The young Barack had a lucky escape. His unfortunate siblings in Nairobi returned home from school each day in fear, growing increasingly nervous as they awaited their father’s late-night return.
‘When he got there he would probably be drunk,’ said one. ‘And then the light would go on and you would hear thuds and shouts and my mother’s voice rising and crying and screaming.’
But this is no misery memoir. For it is not just the tale of a brilliant man in free fall, ruined by the flaws in his character. It is also the absorbing story of a country on the cusp of change as it shook off imperial shackles. In so many ways, the other Barack’s life mirrored that of Kenya, filled with post-independence promise but felled by self-inflicted wounds.
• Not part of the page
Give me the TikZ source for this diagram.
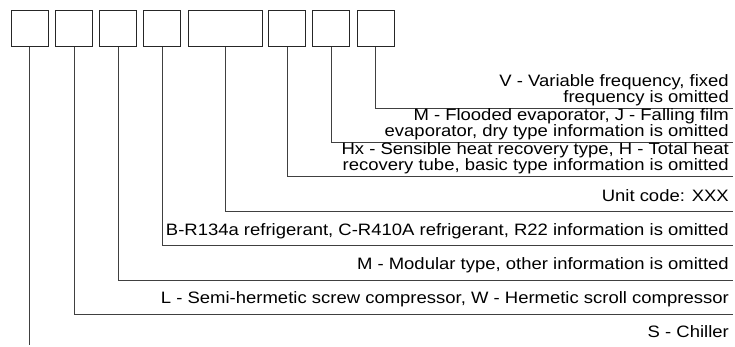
\documentclass[tikz,border=0pt]{standalone}
\usepackage{fontspec}
\setmainfont[FakeStretch=1.12]{Liberation Sans}
\usetikzlibrary{positioning}

\begin{document}
\begin{tikzpicture}[
    x=1pt, y=-1pt,
    % Code box style
    codebox/.style={
        rectangle,
        draw=black!85,
        line width=1pt,
        minimum width=37pt,
        minimum height=36.5pt,
        inner sep=0pt
    },
    % Wide code box
    widebox/.style={
        codebox,
        minimum width=74pt
    },
    % Description text
    desc/.style={
        font=\fontsize{16.5}{13.5}\selectfont,
        align=right,
        inner sep=0pt,
        anchor=base east
    },
    lead/.style={
        draw=black!75,
        line width=1pt
    }
]
\useasboundingbox (0,0) rectangle (735,347);

% === Code boxes ===
\node[codebox] (b1) at (29.5, 28.3) {};
\node[codebox] (b2) at (74, 28.3) {};
\node[codebox] (b3) at (118, 28.3) {};
\node[codebox] (b4) at (162, 28.3) {};
\node[widebox] (b5) at (225, 28.3) {};
\node[codebox] (b6) at (287, 28.3) {};
\node[codebox] (b7) at (331, 28.3) {};
\node[codebox] (b8) at (375.5, 28.3) {};

% === Line ends ===
\coordinate (e1) at (29.5, 345);
\coordinate (e2) at (733, 314);
\coordinate (e3) at (733, 280);
\coordinate (e4) at (733, 245);
\coordinate (e5) at (733, 212);
\coordinate (e6) at (733, 177);
\coordinate (e7) at (733, 143);
\coordinate (e8) at (733, 109);

% === Leader lines ===
\draw[lead] (b1.south) -- (e1);
\draw[lead] (b2.south) |- (e2);
\draw[lead] (b3.south) |- (e3);
\draw[lead] (b4.south) |- (e4);
\draw[lead] (b5.south) |- (e5);
\draw[lead] (b6.south) |- (e6);
\draw[lead] (b7.south) |- (e7);
\draw[lead] (b8.south) |- (e8);

% === Descriptions ===
\node[desc] (t8) at (729, 103) {V - Variable frequency, fixed\\frequency is omitted};
\node[desc] (t7) at (729, 137) {M - Flooded evaporator, J - Falling film\\evaporator, dry type information is omitted};
\node[desc] (t6) at (729, 171) {Hx - Sensible heat recovery type, H - Total heat\\recovery tube, basic type information is omitted};
\node[desc] (t5) at (729, 202) {Unit code: XXX};
\node[desc] (t4) at (729, 235) {B-R134a refrigerant, C-R410A refrigerant, R22 information is omitted};
\node[desc] (t3) at (729, 269) {M - Modular type, other information is omitted};
\node[desc] (t2) at (729, 303) {L - Semi-hermetic screw compressor, W - Hermetic scroll compressor};
\node[desc] (t1) at (729, 337) {S - Chiller};

\end{tikzpicture}
\end{document}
He could have risen to similar heights as his son, had he had more self-control. He was born in a mud hut to a domineering father who worked as cook for British colonists and a mother who fled after endless beatings with her husband’s whip.
It was a severe upbringing: he would be tested on his homework and, if he stumbled, sent to bed without supper. Barack’s brains marked him out from the start, but so did the flaws that led him to argue with teachers and get thrown out of one of Kenya’s elite schools.
Despite this setback, he managed to win over an American aid worker who helped him get to the University of Hawaii, a remarkable achievement.
The first African student in a state that had only recently joined the union, his arrival was front-page news and he was a figure of fascination.
Typically, he was disappointed by Hawaii but started dating a 17-year-old classmate called Ann Dunham. Soon they were married and had a son, also called Barack–but he never mentioned the wife and two children left behind in Kenya.
He told university officials he was divorced and intended giving the new baby away. Then he abandoned his second young family to gain a doctorate at Harvard, but was ejected before completing his studies because of his complicated private life.
Even so, the very fact of having been at Harvard marked him out in newly post-colonial Kenya, where there were only 600 nationals with degrees from overseas.
As the hated ‘No Africans or Dogs’ signs were ripped down at hotels, such a talented economist could have worked almost anywhere shaping his nation’s future.
Instead, he turned down a government planning job because the pay was too poor, watching with envy as the man who took the post became one of the country’s most prominent people.
He drifted from job to job while carousing, crashing cars and picking up women. Despite his Harvard failure, he insisted upon being called Dr Obama and would endlessly put down others.
‘Where were you when I was getting my training at Harvard?’ he would demand loudly. Generous with his own money, the bar-room bore ended up borrowing from friends as funds ran out. Some would avoid him rather than listen to the bitter rants.
Meanwhile his personal life was in disarray, his second American wife fleeing after he attacked one of their sons. She had stood by him even after he held a knife to her neck.
‘One day he was charming and loving and wonderful. He was just the way a woman wants a man to be. And then the next day he’s beating you and abusing you,’ she said.
By the time of his early death, smashing his car into a tree stump, he was about to get married again, this time to a 20-year-old woman who had just given birth to his latest child.
A wasted life in both senses, made all the worse for the flashes of genius through the blur of alcohol and the bravery with which he confronted the tightening grip of Jomo Kenyatta, Kenya’s first president who inflamed the tribal divisions that still plague the country.
But not entirely wasted. For as Jacobs’ concludes in this meticulously-researched book, his impact proved far greater than even this bombastic man could ever have predicted by fathering the man who reinterpreted the American dream for the 21st century.